Katie Hyslop, TheTyee.ca
Inner-city neighbourhoods like Vancouver’s Strathcona-Grandview-Woodlands region are unfairly labeled as money pits: areas where millions upon millions of dollars pour in to alleviate or eradicate the effects of poverty on the people and families who live there. Yet gross inequality continues to persist, and kids who grow up poor turn into poor parents, stuck in a never-ending cycle of poverty.
The Inner City Response Initiative, a group of service providers, community groups, health professionals, police and anti-poverty activists, want to take a different tack: a network of “place-based services” to nurture children and their families from the womb to graduation, with the idea that a fully-supported upbringing within one neighbourhood leads to a better future.
“People don’t grow up in programs, they grow up in communities,” says Scott Clark, spokesperson for Aboriginal Life in Vancouver Enhancement Society (ALIVE). “If we want to work with vulnerable populations, we have to work with them in the community they live in.”
Nurturing from uterus to university
The Inner City Response Initiative bases their ideas for place-based community strategies on the Harlem Children’s Zone, a network of programs that serves a 100-block area of Harlem, one of New York City’s poorest neighbourhoods. Starting with parenting programs for expecting parents or those with kids under three, the network of services offers “best-practice programs for children of every age through college… in-school, after-school, social-service, health and community-building programs. …
Everything the HCZ has, Inner City wants, tailored to their neighbourhood’s needs.
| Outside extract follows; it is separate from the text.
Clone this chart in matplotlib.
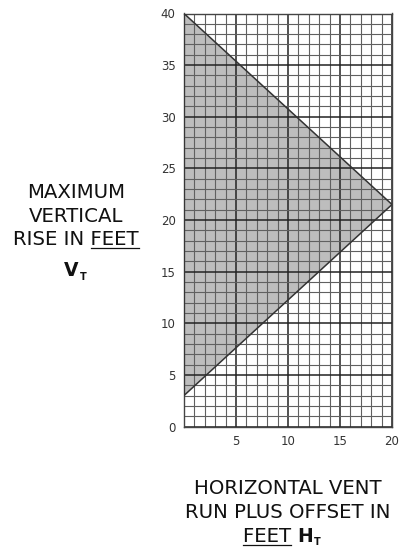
import matplotlib
matplotlib.use("Agg")
import matplotlib.pyplot as plt
from matplotlib.lines import Line2D

# boundary of the allowed region (horizontal run ft, vertical rise ft)
region_x = [0, 20, 0]
region_y = [40, 21.5, 3]

x_ticks = [5, 10, 15, 20]
y_ticks = [0, 5, 10, 15, 20, 25, 30, 35, 40]

FS = 14.2

fig = plt.figure(figsize=(4.01, 5.52), dpi=100)
ax = fig.add_axes([184 / 401, 1 - 426.5 / 552, 208 / 401, 413 / 552])

# shaded region
ax.fill(region_x, region_y, color='#bdbdbd', zorder=1, lw=0)

# grid: every foot, darker every 5 ft
for v in range(0, 21):
    major = v % 5 == 0
    ax.axvline(v, color='#222222' if major else '#606060',
               lw=1.1 if major else 0.8, zorder=2)
for v in range(0, 41):
    major = v % 5 == 0
    ax.axhline(v, color='#222222' if major else '#606060',
               lw=1.1 if major else 0.8, zorder=2)

ax.plot(region_x + [region_x[0]], region_y + [region_y[0]], color='#333333', lw=1.1, zorder=3)

ax.set_xlim(0, 20)
ax.set_ylim(0, 40)
ax.set_xticks(x_ticks)
ax.set_yticks(y_ticks)
ax.tick_params(length=0, labelsize=8.5, labelcolor='#333333', pad=6)
for s in ax.spines.values():
    s.set_color('#444444')
    s.set_linewidth(1)

# left label
lab_kw = dict(ha='center', va='center', fontsize=FS, color='#111111')
fig.text(76 / 401, 1 - 193 / 552, "MAXIMUM", **lab_kw)
fig.text(76 / 401, 1 - 216 / 552, "VERTICAL", **lab_kw)
t1 = fig.text(76 / 401, 1 - 240 / 552, "RISE IN FEET", **lab_kw)

# bottom label
fig.text(288 / 401, 1 - 489 / 552, "HORIZONTAL VENT", **lab_kw)
fig.text(288 / 401, 1 - 512 / 552, "RUN PLUS OFFSET IN", **lab_kw)
t2 = fig.text(297 / 401, 1 - 536 / 552, "FEET ", ha='right', va='center',
              fontsize=FS, color='#111111')

fig.canvas.draw()
r = fig.canvas.get_renderer()
W, H = fig.bbox.width, fig.bbox.height


def width_of(s, **kw):
    t = fig.text(0, 0, s, **kw)
    w = t.get_window_extent(r).width
    t.remove()
    return w


def symbol(x, y, big, small):
    # bold letter with a small bold subscript, x = left edge in px
    b = fig.text(x / W, y / H, big, ha='left', va='center', fontsize=13.5,
                 fontweight='bold', color='#111111')
    bb = b.get_window_extent(r)
    fig.text((bb.x1 + 1) / W, (y - 6) / H, small, ha='left', va='center',
             fontsize=7, fontweight='bold', color='#111111')


# V_T under the left label, H_T after "FEET"
symbol(64, H - 271, "V", "T")
bb2 = t2.get_window_extent(r)
symbol(bb2.x1, H - 536, "H", "T")

# underline "FEET" in both labels
bb = t1.get_window_extent(r)
fw = width_of("FEET", fontsize=FS)
fig.add_artist(Line2D([(bb.x1 - fw) / W, bb.x1 / W], [(bb.y0 + 1) / H] * 2,
                      color='#111111', lw=0.9))
sw = width_of(" ", fontsize=FS)
fig.add_artist(Line2D([bb2.x0 / W, (bb2.x1 - sw) / W], [(bb2.y0 + 1) / H] * 2,
                      color='#111111', lw=0.9))

plt.savefig("out.png", dpi=100)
Outlined in a document produced by the Initiative, they’re calling for pre-natal care; a full range of childcare and pre-school programs, with a one staff member to four children ratio; after-school programs in public schools….
The million-dollar solution
The Inner City Initiative is calling on the provincial and municipal governments to fund their neighbourhood strategy to the tune of $1 million — $500,000 for staffing and support, and another $500,000 for capital, saying they can use existing services to supplement what that doesn’t cover. It’s a drop in the bucket compared to the money governments have pumped into the area in the past….
With a little planning, cooperation between levels of government and social services and some extra funds, what inner city families don’t have won’t hold them back any longer.